Another example is Tesla, Inc., which has revolutionized the automotive industry with its electric vehicles. Tesla’s operational structure includes a strong focus on research and development, allowing the company to innovate continuously. Its success is driven by a commitment to sustainability and cutting-edge technology, demonstrating how for-profit organizations can thrive by aligning their goals with market trends.
## What is a Nonprofit Organization?
### Definition and Purpose
Nonprofit organizations are entities created for purposes other than generating profit. Their primary goal is to serve the public good, addressing social, educational, religious, or charitable needs. Nonprofits operate under a mission-driven framework, focusing on creating positive social impact rather than financial returns for owners or shareholders.
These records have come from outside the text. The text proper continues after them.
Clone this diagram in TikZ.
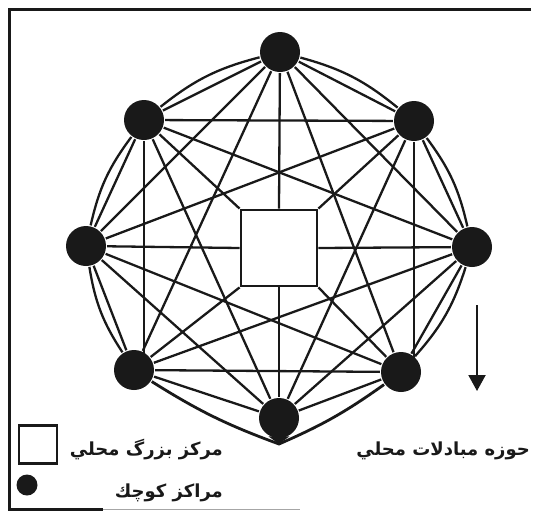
\documentclass[tikz,border=0pt]{standalone}
\usepackage{fontspec}
\newfontfamily\arabicfont[Script=Arabic]{DejaVu Sans}
\TeXXeTstate=1
\usetikzlibrary{arrows.meta}
\begin{document}
\begin{tikzpicture}
  [x=1pt,y=-1pt,line width=2.3pt,color=black!90,every node/.style={circle,fill=black!90,minimum size=40pt,inner sep=0pt}]
  \tikzstyle{hub} = [draw,fill=white,shape=rectangle,minimum size=76pt,line width=2.8pt]
  \tikzstyle{legendtext} = [fill=none,shape=rectangle,minimum size=0pt,inner sep=0pt,font=\arabicfont\bfseries\fontsize{18}{21}\selectfont]
  \useasboundingbox (0,0) rectangle (540,512);

  % frame
  \coordinate (f1) at (531,9.5);
  \coordinate (f2) at (9.5,9.5);
  \coordinate (f3) at (9.5,509.5);
  \coordinate (f4) at (103,509.5);
  \coordinate (f5) at (300,509.5);
  \draw[line width=2.6pt] (f1) -- (f2) -- (f3) -- (f4);
  \draw[line width=1pt,black!35] (f4) -- (f5);

  \node (c1) at (280,52)  {};
  \node (c2) at (414,121) {};
  \node (c3) at (472,247) {};
  \node (c4) at (401,372) {};
  \node (c5) at (279,418) {};
  \node (c6) at (134,370) {};
  \node (c7) at (86,246)  {};
  \node (c8) at (144,120) {};
  \node[hub] (hub) at (279,248) {};
  \coordinate (tip) at (279,444);
  \fill (c5.240) -- (tip) -- (c5.300) -- cycle;

  % chords
  \foreach \source/\dest in {c1/c2,c2/c3,c3/c4,c4/c5,c5/c6,c6/c7,c7/c8,c8/c1,
      c1/c3,c3/c5,c5/c7,c7/c1,c8/c2,c4/c6,
      c1/c4,c2/c5,c3/c6,c4/c7,c5/c8,c6/c1,c7/c2,c8/c3}
    \draw (\source) -- (\dest);

  % outer ring
  \foreach \source/\dest in {c1/c2,c2/c3,c3/c4,c6/c7,c7/c8,c8/c1}
    \draw (\source) to[bend left=12] (\dest);
  \draw[line width=2.8pt] (c4) to[bend left=6] (tip) to[bend left=6] (c6);

  % through the centre
  \foreach \source/\dest in {c1/north,c2/north east,c3/east,c4/south east,
      c5/south,c6/south west,c7/west,c8/north west}
    \draw (\source) -- (hub.\dest);
  \draw (c8) -- (c8 |- c6);
  \draw (c2) -- (c2 |- c4);

  % arrow
  \coordinate (arrtop) at (477,305);
  \coordinate (arrtip) at (477,391);
  \draw[-{Triangle[width=17pt,length=16pt]},line width=2pt] (arrtop) -- (arrtip);

  % legend
  \node[hub,minimum size=38pt,line width=2.4pt] (bigkey) at (38,444.5) {};
  \node[minimum size=21pt] (smallkey) at (27,485) {};
  \node[legendtext,anchor=base east] (bigtext) at (224,455) {\beginR مركز بزرگ محلي\endR};
  \node[legendtext,anchor=base east] (smalltext) at (224,497) {\beginR مراكز كوچك\endR};
  \node[legendtext,anchor=base east] (areatext) at (531,455) {\beginR حوزه مبادلات محلي\endR};
\end{tikzpicture}
\end{document}
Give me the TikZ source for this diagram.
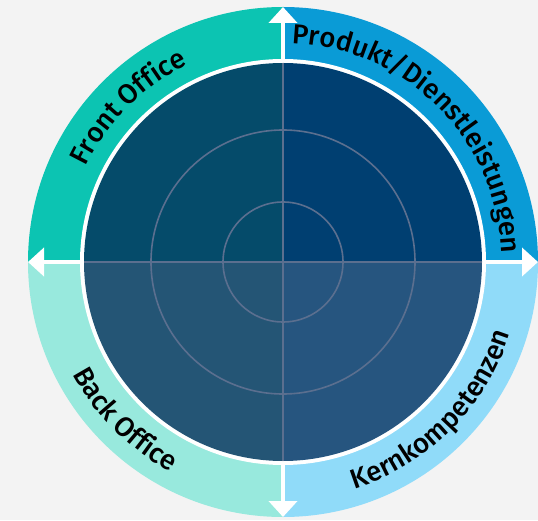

Nonprofits can take various forms, including charitable organizations, foundations, and advocacy groups. They often rely on donations, grants, and fundraising efforts to support their activities. Unlike for-profit organizations, any surplus revenue generated by nonprofits is reinvested into the organization’s mission rather than distributed to stakeholders.
Examples of nonprofit organizations include the American Red Cross, which provides disaster relief and humanitarian aid, and the World Wildlife Fund, which focuses on environmental conservation. These organizations operate with a clear mission to address specific societal challenges, demonstrating the diverse purposes that nonprofits can serve.
### Funding Mechanisms
Nonprofit organizations utilize various funding mechanisms to support their operations and initiatives. Key sources of funding include:
- Donations: Individual and corporate donations are a primary source of funding for many nonprofits. Fundraising campaigns, events, and online giving platforms are common strategies for soliciting donations.
- Grants: Nonprofits often apply for grants from government agencies, foundations, and other organizations. These grants can provide significant funding for specific projects or general operating expenses.
- Membership Fees: Some nonprofits charge membership fees to individuals or organizations that wish to support their mission. This model is common among professional associations and advocacy groups.